The determination of the fair value of assets and liabilities is based on the market for the
assets and the settlement value of the liabilities. These estimates are made by management based on
our experience with similar assets and liabilities. For the years ended December 31, 2009, 2008 and
2007, no significant changes have been made to the methodology utilized to value assets acquired or
liabilities assumed. Our estimates of the fair values of assets acquired and liabilities assumed
have proved to be reliable in the past.
Given the nature of the evaluation of the fair value of assets acquired and liabilities
assumed and the application to specific assets and liabilities, it is not possible to reasonably
quantify the impact of changes in these assumptions.

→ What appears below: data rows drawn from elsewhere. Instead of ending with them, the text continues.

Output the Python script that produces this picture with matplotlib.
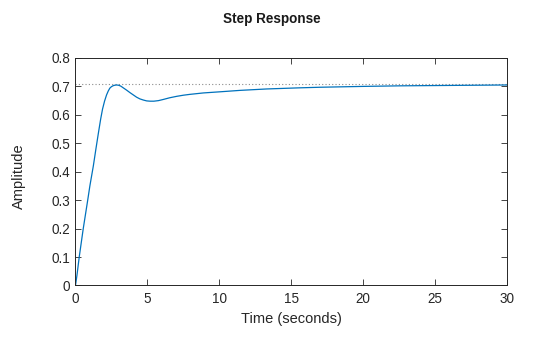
import numpy as np
import matplotlib
matplotlib.use('Agg')
import matplotlib.pyplot as plt

plt.rcParams['font.family'] = ['Liberation Sans', 'DejaVu Sans']

# step response samples (time in s, amplitude)
t = [0, 0.1, 0.26, 0.54, 0.85, 1.0, 1.24, 1.42, 1.59, 1.75, 1.88, 2.02, 2.16, 2.28, 2.39,
     2.5, 2.6, 2.72, 2.86, 3.0, 3.15, 3.32, 3.55, 3.79, 4.02, 4.25, 4.48, 4.72, 4.95,
     5.19, 5.45, 5.77, 6.1, 6.55, 7.03, 7.5, 7.96, 8.89, 10.05, 11.44, 13.3, 15.6, 17.0,
     20.0, 22.6, 25.0, 27.5, 30.0]
amp = [0, 0.035, 0.10, 0.20, 0.30, 0.35, 0.42, 0.48, 0.535, 0.585, 0.62, 0.648, 0.67, 0.684, 0.694,
       0.699, 0.702, 0.704, 0.705, 0.704, 0.701, 0.695, 0.687, 0.678, 0.67, 0.662, 0.656, 0.652, 0.649,
       0.648, 0.648, 0.650, 0.654, 0.660, 0.665, 0.669, 0.672, 0.677, 0.681, 0.686, 0.691, 0.695, 0.697,
       0.700, 0.702, 0.703, 0.704, 0.705]
final_value = 0.7071

xticks = [0, 5, 10, 15, 20, 25, 30]
yticks = [0, 0.1, 0.2, 0.3, 0.4, 0.5, 0.6, 0.7, 0.8]

fig = plt.figure(figsize=(5.6, 3.37), dpi=100)
ax = fig.add_axes([0.1348, 0.153, 0.7705, 0.675])

ax.axhline(final_value, color='#8c8c8c', lw=0.8, ls=(0, (1, 2)))
ax.plot(t, amp, color='#0072BD', lw=0.9)

ax.set_xlim(0, 30)
ax.set_ylim(0, 0.8)
ax.set_xticks(xticks)
ax.set_xticklabels([str(v) for v in xticks])
ax.set_yticks(yticks)
ax.set_yticklabels(['0'] + ['%.1f' % v for v in yticks[1:]])

ax.tick_params(direction='in', length=4, width=0.6, colors='#262626',
               labelsize=9.75, top=True, right=True)
ax.tick_params(axis='x', pad=5)
ax.tick_params(axis='y', pad=4)
for s in ax.spines.values():
    s.set_color('#262626')
    s.set_linewidth(0.7)

ax.set_xlabel('Time (seconds)', fontsize=10.5, color='#262626', va='center')
ax.xaxis.set_label_coords(0.5, -0.147)
ax.set_ylabel('Amplitude', fontsize=10.5, color='#262626', va='center')
ax.yaxis.set_label_coords(-0.1316, 0.481)
fig.text(271.5 / 560, 1 - 19 / 337, 'Step Response', ha='center', va='center',
         fontsize=9.75, fontweight='bold', color='#1a1a1a')

fig.savefig('out.png', dpi=100)
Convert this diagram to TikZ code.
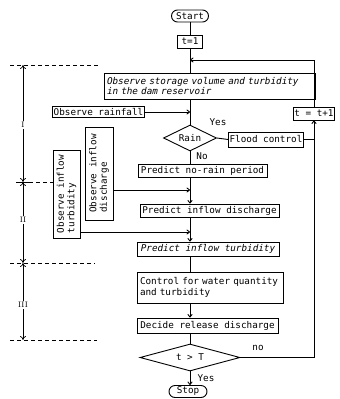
\documentclass[tikz,border=0pt]{standalone}
\usepackage{fontspec}
\setmonofont{DejaVu Sans Mono}
\usetikzlibrary{shapes.geometric,arrows.meta}
\begin{document}
\begin{tikzpicture}[x=1pt,y=-1pt,
  txt/.style={font=\ttfamily\fontsize{9.3}{10.5}\selectfont},
  box/.style={txt,draw,line width=0.9pt,inner sep=1pt},
  term/.style={box,rounded corners=6pt,minimum width=37pt,minimum height=12pt},
  dia/.style={box,shape=diamond,aspect=2,inner sep=0pt},
  vbox/.style={box,rotate=90,align=left},
  conn/.style={line width=0.9pt},
  arr/.style={conn,-{To[length=3.5pt,width=5pt]}},
  lbl/.style={txt,inner sep=0pt},
  dim/.style={line width=0.7pt},
  dimdash/.style={line width=0.7pt,dash pattern=on 4pt off 3pt},
  roman/.style={font=\rmfamily\fontsize{8}{9}\selectfont,fill=white,inner sep=1pt}]
\useasboundingbox (0,0) rectangle (340,399);

% main column
\node[term] (start) at (190,16) {Start};
\node[box,minimum width=25pt,minimum height=13pt] (t1) at (190,41.5) {t=1};
\node[box,align=left,text width=205pt,minimum height=26pt,inner xsep=3pt] (obs) at (209.5,86)
  {\itshape Observe storage volume and turbidity\\\itshape in the dam reservoir};
\node[box,minimum width=91pt,minimum height=11pt] (rainf) at (98.5,112) {Observe rainfall};
\node[dia,minimum width=53pt,minimum height=26pt] (rain) at (190,138) {Rain};
\node[box,minimum width=74pt,minimum height=15pt] (flood) at (266,139.5) {Flood control};
\node[box,minimum width=31pt,minimum height=13pt] (tt) at (314,113.5) {t = t+1};
\node[box,minimum width=129pt,minimum height=13pt] (norain) at (202.5,170.5) {Predict no-rain period};
\node[vbox,minimum width=93pt,minimum height=28pt] (disch) at (99,173.5) {Observe inflow\\discharge};
\node[vbox,minimum width=88pt,minimum height=27pt] (turb) at (66.5,194) {Observe inflow\\turbidity};
\node[box,minimum width=139pt,minimum height=13pt] (pdis) at (209.5,210.5) {Predict inflow discharge};
\node[box,minimum width=142pt,minimum height=14pt] (ptur) at (208,249) {\itshape Predict inflow turbidity};
\node[box,align=left,text width=140pt,minimum height=31pt,inner xsep=3pt] (ctrl) at (210,287.5)
  {Control for water quantity\\and turbidity};
\node[box,minimum width=141pt,minimum height=15pt] (dec) at (207.5,325.5) {Decide release discharge};
\node[dia,minimum width=100pt,minimum height=27pt] (tT) at (190,357.5) {t > T};
\node[term,minimum width=38pt] (stop) at (188,391.5) {Stop};

% labels
\node[lbl] (yes1) at (218,122) {Yes};
\node[lbl] (no1) at (202,156) {No};
\node[lbl] (no2) at (258,348) {no};
\node[lbl] (yes2) at (206,378) {Yes};

% coordinates
\coordinate (lp) at (190,60);
\coordinate (jr) at (190,112);
\coordinate (jd) at (190,190);
\coordinate (jt) at (190,232);

% connectors
\draw[conn] (start) -- (t1);
\draw[conn] (t1.south) -- (t1.south |- obs.north);
\draw[arr] (tt.north) -- (tt.north |- lp) -- (lp);
\draw[conn] (rain.north |- obs.south) -- (rain.north);
\draw[arr] (rainf.east) -- (jr);
\draw[conn] (rain.east) -- (flood.west);
\draw[conn] (flood.east) -- (flood.east -| tt.south);
\draw[conn] (rain.south) -- (rain.south |- norain.north);
\draw[arr] (rain.south |- norain.south) -- (rain.south |- pdis.north);
\draw[arr] (jd -| disch.south) -- (jd);
\draw[arr] (rain.south |- pdis.south) -- (rain.south |- ptur.north);
\draw[arr] (jt -| turb.south) -- (jt);
\draw[conn] (rain.south |- ptur.south) -- (rain.south |- ctrl.north);
\draw[arr] (rain.south |- ctrl.south) -- (rain.south |- dec.north);
\draw[conn] (rain.south |- dec.south) -- (tT.north);
\draw[arr] (tT.south) -- (tT.south |- stop.north);
\draw[arr] (tT.east) -- (tT.east -| tt.south) -- (tt.south);

% left section markers
\coordinate (s0) at (23,65);
\coordinate (s1) at (23,182);
\coordinate (s2) at (23,263);
\coordinate (s3) at (23,340);
\draw[dimdash] (10,65) -- (100,65);
\draw[dim] (16,182) -- (29,182);
\draw[dimdash] (29,182) -- (57,182);
\draw[dimdash] (10,263) -- (95,263);
\draw[dimdash] (10,340) -- (97,340);
\draw[dim,{To[length=4pt,width=6pt]}-{To[length=4pt,width=6pt]}] (s0) -- (s1);
\draw[dim,{To[length=4pt,width=6pt]}-{To[length=4pt,width=6pt]}] (s1) -- (s2);
\draw[dim,{To[length=4pt,width=6pt]}-{To[length=4pt,width=6pt]}] (s2) -- (s3);
\node[roman] (r1) at (23,125) {I};
\node[roman] (r2) at (23,220) {II};
\node[roman] (r3) at (23,305) {III};
\end{tikzpicture}
\end{document}
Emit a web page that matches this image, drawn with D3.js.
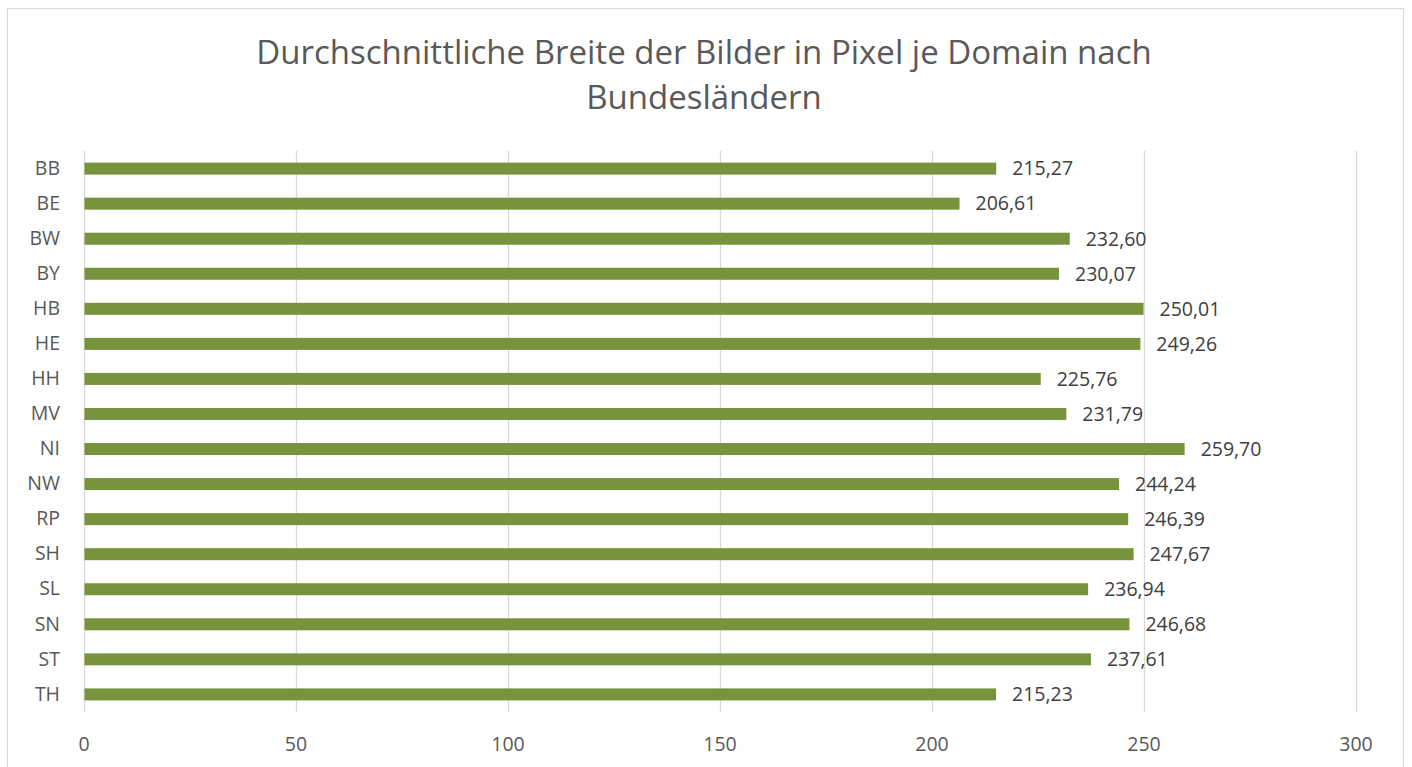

Share-Based Compensation. We have historically compensated our executives and employees, in
part, with stock options and restricted stock. Based on the requirements of the Stock Compensation
Topic of the ASC, we accounted for stock option and restricted stock awards in 2007, 2008 and 2009
using a fair-value based method, resulting in compensation expense for stock-based awards being
recorded in our consolidated statements of income (loss). Determining the fair value of stock-based
awards at the grant date requires judgment, including estimating the expected term of stock
options, the expected volatility of our stock and expected dividends. In addition, judgment is
required in estimating the amount of stock-based awards that are expected to be forfeited. Because
the determination of these various assumptions is subject to significant management judgment and
different assumptions could result in material differences in amounts recorded in our consolidated
financial statements, management believes that accounting estimates related to the valuation of
stock-based awards are critical.
The assumptions used to estimate the fair market value of our stock options are based on
historical and expected performance of our common shares in the open market, expectations with
regard to the pattern with which our employees will exercise their options and the likelihood that
dividends will be paid to holders of our common shares. For the years ended December 31, 2009, 2008
and 2007, no significant changes have been made to the methodology utilized to determine the
assumptions used in these calculations.